GIVEN EXERCISE: Reproduce the entries from their first line up to and including the line with "import * as". Leave out everything after it.

Entries with chart source code:
+++++
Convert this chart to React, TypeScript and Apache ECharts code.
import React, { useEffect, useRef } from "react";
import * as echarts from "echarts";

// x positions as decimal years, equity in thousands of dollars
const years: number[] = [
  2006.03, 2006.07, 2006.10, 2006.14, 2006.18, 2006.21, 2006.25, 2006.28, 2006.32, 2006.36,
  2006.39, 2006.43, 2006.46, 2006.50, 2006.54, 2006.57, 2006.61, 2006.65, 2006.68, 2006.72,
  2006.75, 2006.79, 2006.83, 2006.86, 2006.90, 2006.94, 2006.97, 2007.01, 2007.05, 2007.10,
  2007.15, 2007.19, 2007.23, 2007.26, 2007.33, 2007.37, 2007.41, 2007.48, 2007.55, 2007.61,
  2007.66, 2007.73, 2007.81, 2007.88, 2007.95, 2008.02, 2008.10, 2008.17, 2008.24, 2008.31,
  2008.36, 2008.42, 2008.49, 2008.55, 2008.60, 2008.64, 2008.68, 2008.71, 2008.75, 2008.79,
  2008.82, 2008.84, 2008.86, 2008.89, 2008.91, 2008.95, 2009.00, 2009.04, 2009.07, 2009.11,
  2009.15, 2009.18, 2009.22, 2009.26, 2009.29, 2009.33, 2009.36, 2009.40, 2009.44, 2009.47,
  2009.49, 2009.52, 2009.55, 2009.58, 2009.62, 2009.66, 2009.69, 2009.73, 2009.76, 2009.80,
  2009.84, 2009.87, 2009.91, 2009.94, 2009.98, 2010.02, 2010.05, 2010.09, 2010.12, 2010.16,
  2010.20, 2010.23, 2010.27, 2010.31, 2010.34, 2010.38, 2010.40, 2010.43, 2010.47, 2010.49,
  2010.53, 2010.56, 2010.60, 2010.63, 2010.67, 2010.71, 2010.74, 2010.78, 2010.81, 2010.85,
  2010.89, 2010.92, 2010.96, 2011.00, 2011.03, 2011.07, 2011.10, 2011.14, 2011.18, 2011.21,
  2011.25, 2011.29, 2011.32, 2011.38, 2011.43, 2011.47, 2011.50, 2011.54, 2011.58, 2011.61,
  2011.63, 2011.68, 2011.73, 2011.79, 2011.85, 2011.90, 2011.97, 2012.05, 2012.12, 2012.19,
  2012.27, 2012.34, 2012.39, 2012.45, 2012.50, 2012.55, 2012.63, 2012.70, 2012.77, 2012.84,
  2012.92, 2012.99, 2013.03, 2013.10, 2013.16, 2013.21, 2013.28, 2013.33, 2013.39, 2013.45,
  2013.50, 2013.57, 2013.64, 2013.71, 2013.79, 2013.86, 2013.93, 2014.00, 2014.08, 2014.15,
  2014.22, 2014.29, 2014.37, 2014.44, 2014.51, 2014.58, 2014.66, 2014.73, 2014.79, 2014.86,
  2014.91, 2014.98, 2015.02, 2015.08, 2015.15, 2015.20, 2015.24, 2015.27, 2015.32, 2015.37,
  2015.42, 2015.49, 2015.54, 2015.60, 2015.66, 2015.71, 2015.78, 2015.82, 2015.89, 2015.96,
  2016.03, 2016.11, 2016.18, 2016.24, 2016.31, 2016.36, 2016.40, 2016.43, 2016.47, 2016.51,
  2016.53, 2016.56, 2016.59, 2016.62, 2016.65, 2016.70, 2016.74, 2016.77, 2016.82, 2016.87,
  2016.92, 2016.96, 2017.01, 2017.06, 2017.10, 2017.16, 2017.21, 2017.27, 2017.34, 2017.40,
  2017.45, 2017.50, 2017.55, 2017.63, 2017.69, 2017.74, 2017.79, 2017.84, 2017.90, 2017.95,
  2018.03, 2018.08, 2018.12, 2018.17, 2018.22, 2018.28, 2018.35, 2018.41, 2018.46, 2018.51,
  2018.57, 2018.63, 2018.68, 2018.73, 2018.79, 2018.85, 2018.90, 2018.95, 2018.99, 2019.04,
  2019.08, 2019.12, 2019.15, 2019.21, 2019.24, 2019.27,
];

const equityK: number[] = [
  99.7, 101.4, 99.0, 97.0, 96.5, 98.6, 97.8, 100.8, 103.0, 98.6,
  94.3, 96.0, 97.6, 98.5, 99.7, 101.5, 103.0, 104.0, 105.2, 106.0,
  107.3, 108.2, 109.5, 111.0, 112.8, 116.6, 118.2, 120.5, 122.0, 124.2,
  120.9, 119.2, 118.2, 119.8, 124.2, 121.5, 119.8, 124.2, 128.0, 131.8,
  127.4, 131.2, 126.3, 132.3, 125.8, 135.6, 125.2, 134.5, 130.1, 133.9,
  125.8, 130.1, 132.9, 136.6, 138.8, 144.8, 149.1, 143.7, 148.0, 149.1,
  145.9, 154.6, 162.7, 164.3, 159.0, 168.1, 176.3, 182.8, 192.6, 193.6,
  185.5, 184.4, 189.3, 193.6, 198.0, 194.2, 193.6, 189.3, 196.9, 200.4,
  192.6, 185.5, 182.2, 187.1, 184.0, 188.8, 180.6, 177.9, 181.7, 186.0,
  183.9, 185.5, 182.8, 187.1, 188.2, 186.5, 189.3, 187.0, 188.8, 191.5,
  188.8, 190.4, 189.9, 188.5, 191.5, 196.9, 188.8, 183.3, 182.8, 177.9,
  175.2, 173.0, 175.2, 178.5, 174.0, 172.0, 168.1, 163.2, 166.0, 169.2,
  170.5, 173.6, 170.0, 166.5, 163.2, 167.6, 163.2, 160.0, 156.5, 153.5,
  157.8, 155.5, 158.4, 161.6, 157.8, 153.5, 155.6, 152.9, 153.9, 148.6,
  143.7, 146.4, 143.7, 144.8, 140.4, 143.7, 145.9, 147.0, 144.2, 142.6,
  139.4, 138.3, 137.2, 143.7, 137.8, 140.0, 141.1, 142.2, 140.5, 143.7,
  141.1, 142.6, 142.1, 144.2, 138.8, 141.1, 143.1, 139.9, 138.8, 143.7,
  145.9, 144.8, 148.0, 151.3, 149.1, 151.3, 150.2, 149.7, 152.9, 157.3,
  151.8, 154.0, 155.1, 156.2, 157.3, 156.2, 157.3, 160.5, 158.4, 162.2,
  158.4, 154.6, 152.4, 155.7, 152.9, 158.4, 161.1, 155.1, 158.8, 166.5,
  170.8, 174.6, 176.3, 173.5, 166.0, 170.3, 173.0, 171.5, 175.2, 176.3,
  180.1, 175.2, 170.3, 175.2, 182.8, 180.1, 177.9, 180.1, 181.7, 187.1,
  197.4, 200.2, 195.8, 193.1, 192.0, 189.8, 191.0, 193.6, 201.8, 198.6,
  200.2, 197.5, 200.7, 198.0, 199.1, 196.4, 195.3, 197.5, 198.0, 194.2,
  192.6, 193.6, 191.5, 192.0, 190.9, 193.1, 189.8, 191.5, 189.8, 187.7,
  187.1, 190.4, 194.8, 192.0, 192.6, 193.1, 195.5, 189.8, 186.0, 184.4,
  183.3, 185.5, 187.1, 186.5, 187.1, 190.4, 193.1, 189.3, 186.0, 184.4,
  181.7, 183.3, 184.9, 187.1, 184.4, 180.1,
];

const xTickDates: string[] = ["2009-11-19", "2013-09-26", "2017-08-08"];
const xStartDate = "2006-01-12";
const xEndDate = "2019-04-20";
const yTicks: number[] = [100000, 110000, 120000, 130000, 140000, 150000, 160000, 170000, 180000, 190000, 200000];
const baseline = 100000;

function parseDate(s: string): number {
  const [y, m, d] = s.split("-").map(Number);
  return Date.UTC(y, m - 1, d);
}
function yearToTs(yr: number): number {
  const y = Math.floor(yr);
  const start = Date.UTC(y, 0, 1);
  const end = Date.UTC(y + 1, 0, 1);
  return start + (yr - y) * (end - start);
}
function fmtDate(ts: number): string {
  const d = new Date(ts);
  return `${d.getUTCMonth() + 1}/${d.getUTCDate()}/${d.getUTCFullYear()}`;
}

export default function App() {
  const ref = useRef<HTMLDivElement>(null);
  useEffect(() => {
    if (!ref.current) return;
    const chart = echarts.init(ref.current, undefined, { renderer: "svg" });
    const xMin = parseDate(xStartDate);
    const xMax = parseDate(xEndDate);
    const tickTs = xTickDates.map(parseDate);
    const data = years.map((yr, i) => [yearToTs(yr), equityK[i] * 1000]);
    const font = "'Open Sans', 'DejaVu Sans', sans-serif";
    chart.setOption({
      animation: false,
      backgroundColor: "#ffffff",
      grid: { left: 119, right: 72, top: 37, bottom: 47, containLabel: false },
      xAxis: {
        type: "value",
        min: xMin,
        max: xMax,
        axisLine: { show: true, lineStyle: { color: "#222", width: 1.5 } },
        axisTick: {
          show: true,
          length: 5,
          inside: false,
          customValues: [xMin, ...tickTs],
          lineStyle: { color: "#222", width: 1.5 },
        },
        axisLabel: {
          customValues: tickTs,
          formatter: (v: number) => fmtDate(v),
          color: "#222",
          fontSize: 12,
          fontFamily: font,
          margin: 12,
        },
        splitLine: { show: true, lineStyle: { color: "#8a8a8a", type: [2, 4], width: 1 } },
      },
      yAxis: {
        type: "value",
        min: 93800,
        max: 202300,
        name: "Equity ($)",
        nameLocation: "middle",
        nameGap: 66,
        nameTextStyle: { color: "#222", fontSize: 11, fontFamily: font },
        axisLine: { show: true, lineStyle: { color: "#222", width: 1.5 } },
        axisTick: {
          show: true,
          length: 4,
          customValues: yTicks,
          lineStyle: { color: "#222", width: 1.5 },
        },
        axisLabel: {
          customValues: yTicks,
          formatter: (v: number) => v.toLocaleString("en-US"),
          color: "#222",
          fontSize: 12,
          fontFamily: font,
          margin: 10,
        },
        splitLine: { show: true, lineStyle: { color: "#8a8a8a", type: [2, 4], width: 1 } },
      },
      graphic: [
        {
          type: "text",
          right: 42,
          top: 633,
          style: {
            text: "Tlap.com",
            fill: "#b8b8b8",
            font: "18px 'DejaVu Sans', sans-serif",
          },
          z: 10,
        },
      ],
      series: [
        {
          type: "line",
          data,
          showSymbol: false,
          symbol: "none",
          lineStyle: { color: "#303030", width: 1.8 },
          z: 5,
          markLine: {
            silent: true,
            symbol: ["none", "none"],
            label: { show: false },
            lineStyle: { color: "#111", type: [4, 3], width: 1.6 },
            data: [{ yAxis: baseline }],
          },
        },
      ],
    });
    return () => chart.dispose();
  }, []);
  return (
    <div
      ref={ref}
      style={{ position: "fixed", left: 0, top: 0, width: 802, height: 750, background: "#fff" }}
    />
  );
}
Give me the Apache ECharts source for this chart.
+++++
THE SOLUTION:
Convert this chart to React, TypeScript and Apache ECharts code.
import React, { useEffect, useRef } from "react";
import * as echarts from "echarts";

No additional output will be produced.